GIVEN DATA:
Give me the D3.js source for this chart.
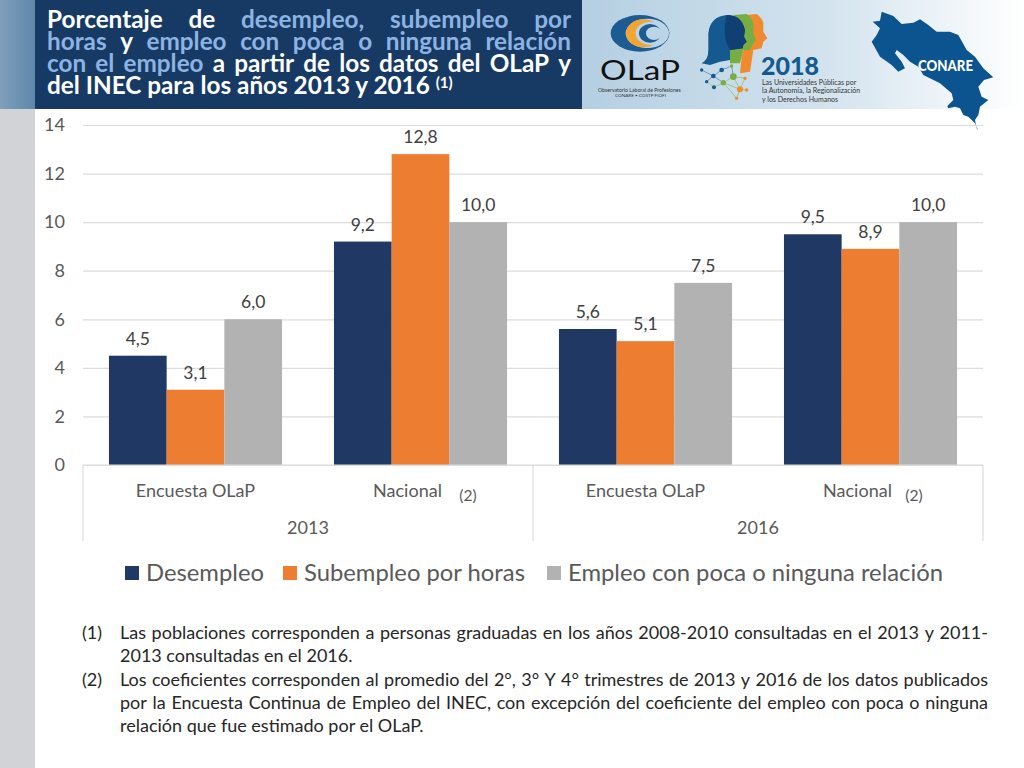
<!DOCTYPE html>
<html>
<head>
<meta charset="utf-8">
<script src="https://cdn.jsdelivr.net/npm/d3@7"></script>
<style>
  html, body { margin: 0; padding: 0; background: #fff; }
  svg { display: block; font-family: Lato, "Open Sans", sans-serif; }
</style>
</head>
<body>
<div id="chart"></div>
<script>
// datos
const years = ["2013", "2016"];
const categories = ["Encuesta OLaP", "Nacional", "Encuesta OLaP", "Nacional"];
const seriesNames = ["Desempleo", "Subempleo por horas", "Empleo con poca o ninguna relación"];
const seriesColors = ["#1f3864", "#ed7d31", "#b2b2b2"];
const desempleo = [4.5, 9.2, 5.6, 9.5];
const subempleo = [3.1, 12.8, 5.1, 8.9];
const pocaRelacion = [6.0, 10.0, 7.5, 10.0];
const seriesValues = [desempleo, subempleo, pocaRelacion];
const yTicks = [0, 2, 4, 6, 8, 10, 12, 14];

const titleLines = [
  [["Porcentaje de ", "w"], ["desempleo, subempleo por", "b"]],
  [["horas ", "b"], ["y ", "w"], ["empleo con poca o ninguna relación", "b"]],
  [["con el empleo ", "b"], ["a partir de los datos del OLaP y", "w"]]
];
const notes = [
  { mark: "(1)", lines: [
    "Las poblaciones corresponden a personas graduadas en los años 2008-2010 consultadas en el 2013 y 2011-",
    "2013 consultadas en el 2016."] },
  { mark: "(2)", lines: [
    "Los coeficientes corresponden al promedio del 2°, 3° Y 4° trimestres de 2013 y 2016 de los datos publicados",
    "por la Encuesta Continua de Empleo del INEC, con excepción del coeficiente del empleo con poca o ninguna",
    "relación que fue estimado por el OLaP."] }
];

const svg = d3.select("#chart").append("svg").attr("width", 1024).attr("height", 768);
const defs = svg.append("defs");

// fondo del encabezado
const headGrad = defs.append("linearGradient").attr("id", "headGrad");
headGrad.append("stop").attr("offset", "0%").attr("stop-color", "#b4cfe2");
headGrad.append("stop").attr("offset", "55%").attr("stop-color", "#d3e3ee");
headGrad.append("stop").attr("offset", "100%").attr("stop-color", "#ffffff");
const sideGrad = defs.append("linearGradient").attr("id", "sideGrad");
sideGrad.append("stop").attr("offset", "0%").attr("stop-color", "#7f9fbc");
sideGrad.append("stop").attr("offset", "100%").attr("stop-color", "#5f87aa");

svg.append("rect").attr("x", 0).attr("y", 109).attr("width", 35).attr("height", 659).attr("fill", "#d1d3d6");
svg.append("rect").attr("x", 0).attr("y", 0).attr("width", 35).attr("height", 109).attr("fill", "url(#sideGrad)");
svg.append("rect").attr("x", 582).attr("y", 0).attr("width", 442).attr("height", 109).attr("fill", "url(#headGrad)");
svg.append("rect").attr("x", 35).attr("y", 0).attr("width", 547).attr("height", 109).attr("fill", "#173a64");

// titulo justificado
const titleFont = "bold 24.3px Lato";
const ctx = document.createElement("canvas").getContext("2d");
function justifyRuns(g, runs, left, right, yPos, font, fill) {
  ctx.font = font;
  const words = [];
  runs.forEach(r => r[0].trim().split(" ").forEach(w => words.push({ t: w, c: r[1] })));
  const total = d3.sum(words, w => ctx.measureText(w.t).width);
  const gap = (right - left - total) / (words.length - 1);
  let x = left;
  words.forEach(w => {
    g.append("text").attr("x", x).attr("y", yPos).style("font", font)
      .attr("fill", fill ? fill : (w.c === "w" ? "#ffffff" : "#8db3e2")).text(w.t);
    x += ctx.measureText(w.t).width + gap;
  });
}
const titleG = svg.append("g");
titleLines.forEach((runs, i) => justifyRuns(titleG, runs, 47, 571, 28 + i * 22, titleFont));
const lastLine = titleG.append("text").attr("x", 47).attr("y", 94).attr("fill", "#fff").style("font", titleFont);
lastLine.append("tspan").text("del INEC para los años 2013 y 2016 ");
lastLine.append("tspan").attr("dy", -6).style("font-size", "15px").text("(1)");

// grafico
const plotLeft = 83, plotRight = 983, plotTop = 125, plotBottom = 465;
const y = d3.scaleLinear().domain([0, 14]).range([plotBottom, plotTop]);
const x0 = d3.scaleBand().domain(d3.range(categories.length)).range([plotLeft, plotRight]);
const x1 = d3.scaleBand().domain(d3.range(seriesNames.length)).range([0, x0.bandwidth()])
  .paddingInner(0).paddingOuter(0.45);

const yAxis = d3.axisLeft(y).tickValues(yTicks).tickSize(plotLeft - plotRight).tickPadding(18)
  .tickFormat(d3.format("d"));
const axisG = svg.append("g").attr("transform", `translate(${plotLeft},0)`).call(yAxis);
axisG.select(".domain").remove();
axisG.selectAll(".tick line").attr("stroke", "#dcdcdc").attr("stroke-width", 1.2);
axisG.selectAll(".tick text").attr("fill", "#595959").style("font-size", "18px").style("font-family", "Lato");

const decimal = v => v.toFixed(1).replace(".", ",");
seriesNames.forEach((name, s) => {
  const g = svg.append("g");
  g.selectAll("rect").data(seriesValues[s]).enter().append("rect")
    .attr("x", (d, i) => x0(i) + x1(s))
    .attr("y", d => y(d))
    .attr("width", x1.bandwidth())
    .attr("height", d => plotBottom - y(d))
    .attr("fill", seriesColors[s]);
  g.selectAll("text").data(seriesValues[s]).enter().append("text")
    .attr("x", (d, i) => x0(i) + x1(s) + x1.bandwidth() / 2)
    .attr("y", d => y(d) - 11)
    .attr("text-anchor", "middle").attr("fill", "#404040").style("font-size", "17.5px")
    .text(decimal);
});

// eje de categorias multinivel
const sepG = svg.append("g").attr("stroke", "#dcdcdc").attr("stroke-width", 1.2);
sepG.append("line").attr("x1", plotLeft).attr("x2", plotRight).attr("y1", plotBottom).attr("y2", plotBottom);
const yearBand = d3.scaleBand().domain(years).range([plotLeft, plotRight]);
[plotLeft, yearBand("2016"), plotRight].forEach(v => {
  sepG.append("line").attr("x1", v).attr("x2", v).attr("y1", plotBottom).attr("y2", 541);
});
svg.append("g").selectAll("text").data(categories).enter().append("text")
  .attr("x", (d, i) => x0(i) + x0.bandwidth() / 2 - (d === "Nacional" ? 13 : 0))
  .attr("y", 497).attr("text-anchor", "middle").attr("fill", "#595959").style("font-size", "18px")
  .text(d => d);
const markOffsets = [47.5, 43.5];
svg.append("g").selectAll("text").data([1, 3]).enter().append("text")
  .attr("x", (d, i) => x0(d) + x0.bandwidth() / 2 + markOffsets[i])
  .attr("y", 501).attr("text-anchor", "middle").attr("fill", "#595959").style("font-size", "15.5px")
  .text("(2)");
svg.append("g").selectAll("text").data(years).enter().append("text")
  .attr("x", d => yearBand(d) + yearBand.bandwidth() / 2)
  .attr("y", 534).attr("text-anchor", "middle").attr("fill", "#595959").style("font-size", "18px")
  .text(d => d);

// leyenda
const legendX = [125, 283, 547];
const legend = svg.append("g").selectAll("g").data(seriesNames).enter().append("g")
  .attr("transform", (d, i) => `translate(${legendX[i]},0)`);
legend.append("rect").attr("y", 566).attr("width", 14).attr("height", 14).attr("fill", (d, i) => seriesColors[i]);
legend.append("text").attr("x", 21).attr("y", 581).attr("fill", "#595959").style("font-size", "23.8px").text(d => d);

// notas
const noteFont = "18px Lato";
const notesG = svg.append("g");
let noteY = 639;
notes.forEach(n => {
  notesG.append("text").attr("x", 82).attr("y", noteY).attr("fill", "#262626").style("font", noteFont).text(n.mark);
  n.lines.forEach((l, i) => {
    if (i < n.lines.length - 1) {
      justifyRuns(notesG, [[l, "w"]], 120, 988, noteY, noteFont, "#262626");
    } else {
      notesG.append("text").attr("x", 120).attr("y", noteY).attr("fill", "#262626").style("font", noteFont).text(l);
    }
    noteY += 23.3;
  });
});

// logos del encabezado (dibujados a mano, coordenadas del recorte x3)
const logoBg = "#bcd5e6";
const olap = svg.append("g").attr("transform", "translate(590,0) scale(0.3333)");
[[150, 100, 88, 55, "#1c5c92"], [172, 100, 65, 44, logoBg], [160, 100, 52, 42, "#f2a533"],
 [182, 100, 45, 35, logoBg], [180, 100, 33, 28, "#1c5c92"], [192, 100, 24, 20, logoBg]].forEach(e => {
  olap.append("ellipse").attr("cx", e[0]).attr("cy", e[1]).attr("rx", e[2]).attr("ry", e[3]).attr("fill", e[4]);
});
const heads = [
  ["#f08a2c", "M470 45L500 42Q518 55 520 70L520 95L532 115L520 125L515 145L490 150L480 215L450 220L455 170L470 120Z"],
  ["#76ae43", "M430 45L470 42Q488 55 490 70L490 100L498 120L490 130L480 150L460 150L450 190L420 190L420 150L440 100Z"],
  ["#14598f", "M335 190Q355 180 355 150L355 100Q360 50 410 45Q455 45 465 90L462 110L470 125L460 135L458 145L420 150L420 180L390 185L360 195Z"],
  ["#103f73", "M410 45Q455 45 465 90L462 110L470 125L460 135L458 145L420 150Q395 110 410 45Z"]
];
heads.forEach(h => olap.append("path").attr("d", h[1]).attr("fill", h[0]));
const nodes = [[335, 210, 5, "#14598f"], [395, 210, 7, "#14598f"], [425, 198, 5, "#76ae43"], [370, 228, 7, "#14598f"],
  [430, 230, 10, "#76ae43"], [350, 245, 5, "#14598f"], [400, 248, 8, "#76ae43"], [465, 235, 5, "#f08a2c"],
  [372, 262, 6, "#14598f"], [450, 268, 9, "#f08a2c"], [440, 295, 5, "#f08a2c"], [470, 270, 5, "#f08a2c"]];
[[0, 3], [3, 1], [1, 2], [2, 4], [3, 5], [3, 6], [5, 8], [6, 8], [4, 6], [4, 9], [6, 9], [7, 9], [9, 10], [9, 11], [4, 7], [6, 10]].forEach(l => {
  olap.append("line").attr("x1", nodes[l[0]][0]).attr("y1", nodes[l[0]][1]).attr("x2", nodes[l[1]][0]).attr("y2", nodes[l[1]][1])
    .attr("stroke", l[0] > 3 ? "#8cbc62" : "#3f7fb0").attr("stroke-width", 2);
});
nodes.forEach(n => olap.append("circle").attr("cx", n[0]).attr("cy", n[1]).attr("r", n[2]).attr("fill", n[3]));

// mapa
svg.append("g").attr("transform", "translate(860,0) scale(0.3333)").append("path")
  .attr("d", "M38 65L60 62L65 35L100 48L125 72L160 68L180 58L205 75L230 95L270 95L295 105L320 150L345 170L370 205L400 232L372 240L355 260L365 290L385 300L360 320L355 345L345 360L350 385L355 392L345 370L325 350L310 345L300 325L285 320L265 325L262 318L280 300L275 280L240 250L190 225L175 200L150 185L130 165L110 150L105 160L125 185L135 205L115 215L95 195L60 170L35 125L50 105L60 85Z")
  .attr("fill", "#0b5490");

const logos = svg.append("g");
logos.append("text").attr("x", 600).attr("y", 80).attr("fill", "#111").attr("textLength", 80).attr("lengthAdjust", "spacingAndGlyphs")
  .style("font-size", "26px").text("OLaP");
logos.append("text").attr("x", 598).attr("y", 91.5).attr("fill", "#333").style("font-size", "5.2px").text("Observatorio Laboral de Profesiones");
logos.append("text").attr("x", 615).attr("y", 97).attr("fill", "#333").style("font-size", "4.6px").text("CONARE • COSTP FIOFI");
logos.append("text").attr("x", 761).attr("y", 75).attr("fill", "#14598f").attr("font-weight", 900).style("font-size", "25px").text("2018");
["Las Universidades Públicas por", "la Autonomía, la Regionalización", "y los Derechos Humanos"].forEach((t, i) => {
  logos.append("text").attr("x", 762).attr("y", 84.5 + i * 8.5).attr("fill", "#333").style("font-size", "7px").text(t);
});
logos.append("text").attr("x", 918).attr("y", 71).attr("fill", "#fff").attr("font-weight", 900).attr("textLength", 55).attr("lengthAdjust", "spacingAndGlyphs")
  .style("font-size", "15px").text("CONARE");
</script>
</body>
</html>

PROBLEM STATEMENT:
Pictures excluded, repeat exactly the lines from the top of the material through the line with "const yTicks = [0, 2, 4, 6, 8, 10, 12, 14];", including both of those lines.

RESULT FOR THIS TASK:
Give me the D3.js source for this chart.
<!DOCTYPE html>
<html>
<head>
<meta charset="utf-8">
<script src="https://cdn.jsdelivr.net/npm/d3@7"></script>
<style>
  html, body { margin: 0; padding: 0; background: #fff; }
  svg { display: block; font-family: Lato, "Open Sans", sans-serif; }
</style>
</head>
<body>
<div id="chart"></div>
<script>
// datos
const years = ["2013", "2016"];
const categories = ["Encuesta OLaP", "Nacional", "Encuesta OLaP", "Nacional"];
const seriesNames = ["Desempleo", "Subempleo por horas", "Empleo con poca o ninguna relación"];
const seriesColors = ["#1f3864", "#ed7d31", "#b2b2b2"];
const desempleo = [4.5, 9.2, 5.6, 9.5];
const subempleo = [3.1, 12.8, 5.1, 8.9];
const pocaRelacion = [6.0, 10.0, 7.5, 10.0];
const seriesValues = [desempleo, subempleo, pocaRelacion];
const yTicks = [0, 2, 4, 6, 8, 10, 12, 14];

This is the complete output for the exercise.